_AIM_
Repeat, exactly and only, the lines from the beginning of the data through the line with "import * as". Pictures are left out.

_DATA_
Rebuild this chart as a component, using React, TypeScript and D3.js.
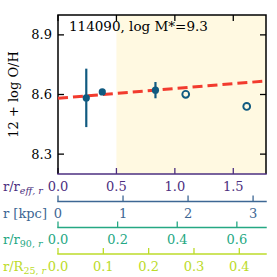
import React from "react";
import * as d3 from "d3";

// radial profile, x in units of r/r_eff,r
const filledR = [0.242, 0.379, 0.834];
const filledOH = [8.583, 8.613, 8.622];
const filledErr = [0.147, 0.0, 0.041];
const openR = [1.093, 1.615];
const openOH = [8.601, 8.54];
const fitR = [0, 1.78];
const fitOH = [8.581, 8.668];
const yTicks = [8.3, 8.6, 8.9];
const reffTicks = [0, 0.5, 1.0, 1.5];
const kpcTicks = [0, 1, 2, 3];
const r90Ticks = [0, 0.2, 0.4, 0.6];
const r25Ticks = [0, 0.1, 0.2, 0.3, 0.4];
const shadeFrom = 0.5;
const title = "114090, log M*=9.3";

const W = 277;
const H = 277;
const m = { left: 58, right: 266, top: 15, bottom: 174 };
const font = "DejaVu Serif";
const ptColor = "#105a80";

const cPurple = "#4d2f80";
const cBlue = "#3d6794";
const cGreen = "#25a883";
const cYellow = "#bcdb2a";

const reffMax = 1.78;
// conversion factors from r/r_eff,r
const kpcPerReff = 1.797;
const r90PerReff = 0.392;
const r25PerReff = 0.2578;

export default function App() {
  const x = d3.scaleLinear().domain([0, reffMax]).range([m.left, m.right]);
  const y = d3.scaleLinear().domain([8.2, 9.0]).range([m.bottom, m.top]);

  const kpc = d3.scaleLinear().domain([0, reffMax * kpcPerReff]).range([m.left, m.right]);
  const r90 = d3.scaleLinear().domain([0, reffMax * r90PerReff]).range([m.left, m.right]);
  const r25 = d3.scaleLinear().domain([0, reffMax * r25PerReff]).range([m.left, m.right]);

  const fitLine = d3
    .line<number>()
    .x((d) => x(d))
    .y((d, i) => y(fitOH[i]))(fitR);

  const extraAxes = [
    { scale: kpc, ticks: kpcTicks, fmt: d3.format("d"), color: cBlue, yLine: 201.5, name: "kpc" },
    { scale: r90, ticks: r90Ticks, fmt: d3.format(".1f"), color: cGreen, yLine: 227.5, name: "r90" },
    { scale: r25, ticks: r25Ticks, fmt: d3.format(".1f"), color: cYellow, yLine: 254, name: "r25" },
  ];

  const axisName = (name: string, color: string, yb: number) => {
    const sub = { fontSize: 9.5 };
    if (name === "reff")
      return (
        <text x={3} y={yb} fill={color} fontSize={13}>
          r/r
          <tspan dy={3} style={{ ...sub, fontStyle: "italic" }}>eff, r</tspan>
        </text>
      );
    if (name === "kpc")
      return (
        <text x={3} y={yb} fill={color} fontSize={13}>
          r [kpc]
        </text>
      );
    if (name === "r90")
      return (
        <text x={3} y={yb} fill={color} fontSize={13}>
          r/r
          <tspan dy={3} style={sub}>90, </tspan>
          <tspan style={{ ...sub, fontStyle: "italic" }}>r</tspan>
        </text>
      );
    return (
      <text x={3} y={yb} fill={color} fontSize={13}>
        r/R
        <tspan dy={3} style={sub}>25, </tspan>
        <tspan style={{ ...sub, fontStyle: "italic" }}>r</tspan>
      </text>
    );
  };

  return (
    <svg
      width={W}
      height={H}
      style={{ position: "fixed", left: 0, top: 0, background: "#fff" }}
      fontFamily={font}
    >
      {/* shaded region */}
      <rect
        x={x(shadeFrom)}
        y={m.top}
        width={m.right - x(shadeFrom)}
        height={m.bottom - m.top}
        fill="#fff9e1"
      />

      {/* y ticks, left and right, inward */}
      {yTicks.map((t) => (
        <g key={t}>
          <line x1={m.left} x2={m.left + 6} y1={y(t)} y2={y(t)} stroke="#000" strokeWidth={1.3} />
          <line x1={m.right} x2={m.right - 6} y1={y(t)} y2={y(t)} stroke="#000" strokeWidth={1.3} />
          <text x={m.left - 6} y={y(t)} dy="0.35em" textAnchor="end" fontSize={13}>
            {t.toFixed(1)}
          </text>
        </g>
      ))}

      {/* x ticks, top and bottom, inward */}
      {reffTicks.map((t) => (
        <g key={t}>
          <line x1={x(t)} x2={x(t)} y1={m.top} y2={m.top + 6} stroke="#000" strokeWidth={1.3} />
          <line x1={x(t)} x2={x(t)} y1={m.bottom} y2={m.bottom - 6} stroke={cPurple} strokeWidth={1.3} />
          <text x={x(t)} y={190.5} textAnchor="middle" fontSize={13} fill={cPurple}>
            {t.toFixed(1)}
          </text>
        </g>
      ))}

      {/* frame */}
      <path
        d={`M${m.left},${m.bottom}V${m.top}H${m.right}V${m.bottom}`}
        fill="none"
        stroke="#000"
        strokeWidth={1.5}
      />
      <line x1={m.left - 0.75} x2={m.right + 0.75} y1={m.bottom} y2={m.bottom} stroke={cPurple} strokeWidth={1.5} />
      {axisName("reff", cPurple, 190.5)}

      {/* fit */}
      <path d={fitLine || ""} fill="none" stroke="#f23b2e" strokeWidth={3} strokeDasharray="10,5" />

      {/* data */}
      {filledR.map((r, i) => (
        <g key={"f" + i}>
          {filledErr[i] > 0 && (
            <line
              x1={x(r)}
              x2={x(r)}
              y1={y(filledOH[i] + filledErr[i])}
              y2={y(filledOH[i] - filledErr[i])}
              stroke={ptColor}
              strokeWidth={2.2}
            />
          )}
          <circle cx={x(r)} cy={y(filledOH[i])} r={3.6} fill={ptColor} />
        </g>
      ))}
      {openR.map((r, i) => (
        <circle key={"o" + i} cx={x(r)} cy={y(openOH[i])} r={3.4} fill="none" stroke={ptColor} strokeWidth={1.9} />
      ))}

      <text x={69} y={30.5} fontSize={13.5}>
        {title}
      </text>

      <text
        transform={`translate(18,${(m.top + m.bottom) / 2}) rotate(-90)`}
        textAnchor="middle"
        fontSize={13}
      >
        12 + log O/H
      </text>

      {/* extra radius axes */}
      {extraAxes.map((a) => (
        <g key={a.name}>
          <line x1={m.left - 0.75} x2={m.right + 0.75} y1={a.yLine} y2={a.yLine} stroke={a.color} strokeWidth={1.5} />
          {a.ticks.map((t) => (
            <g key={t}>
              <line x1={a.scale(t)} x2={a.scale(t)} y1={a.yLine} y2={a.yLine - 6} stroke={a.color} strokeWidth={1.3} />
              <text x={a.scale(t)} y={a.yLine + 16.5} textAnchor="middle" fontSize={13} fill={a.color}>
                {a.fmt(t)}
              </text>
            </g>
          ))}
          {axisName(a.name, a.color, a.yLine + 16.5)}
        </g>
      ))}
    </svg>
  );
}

_THE ANSWER_
Rebuild this chart as a component, using React, TypeScript and D3.js.
import React from "react";
import * as d3 from "d3";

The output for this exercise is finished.